Nec parcit imbellis iuventae

Poplitibus, timmidoque tergo.

(Ведь она преследует и беглеца-мужа и не щадит ни поджилок, ни робкой спины трусливого юноши). - Процитировал Шико оды Горация.

- Неужели если наложить на себя руки, то Господь никогда не простит тебя? - грустно спросил Натаниэль.

- Да, разумеется. Малыш, ведь самоубийство смертный грех, не ты ли это повторял? - назидательно сказал Генрих.

- Да, всё так. Но знаете, есть мнение, что несмотря ни на что все получат прощение. Абсолютно все. И спасутся, - тихо проговорил Натаниэль.

- Так уж и все? - поднял брови Шико. - и Дьявол? И Гизы?

- Да, - робко ответил граф.

- Вздор! Это невозможно! Чтобы Гизы! - воскликнул Шико и Маринус в один голос.

- Возможно, У Господа всё возможно.

- Сударь, вы говорите о предметах и материях, человеческому уму не подвластных. Простите, но вы не можете знать, что для Господа возможно, а что нет, - меланхолично заметил Монтень.

- Конечно, могу! - вскипел Де По, Генрих снабдил его за это восхищённой улыбкой. - Бог всесилен, это ясно как день.

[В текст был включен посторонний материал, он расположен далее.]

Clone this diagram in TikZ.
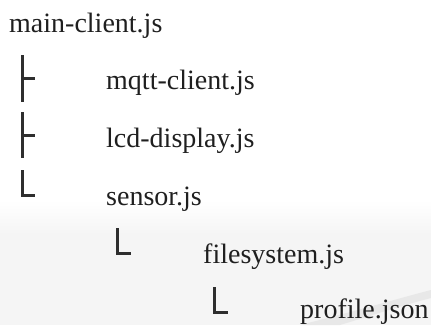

- То, что вам ясно может оказаться совсем не ясным, так же как день не окажется днём. Вы утверждаете, что снег бел, а он может быть черен. Хотя и того мы утверждать не можем. Наше зрение ограничено человеческим восприятием. Кто знает каков мир на самом деле, если мы всего лишь его крошечная и ничтожная частица, если мы, возможно, видим его не таким, каков он в натуре. Мы не можем постигнуть Божественный Разум, и заниматься этим глупо, так же как и утверждать что-либо на этот счёт, - с запалом высказался Монтень.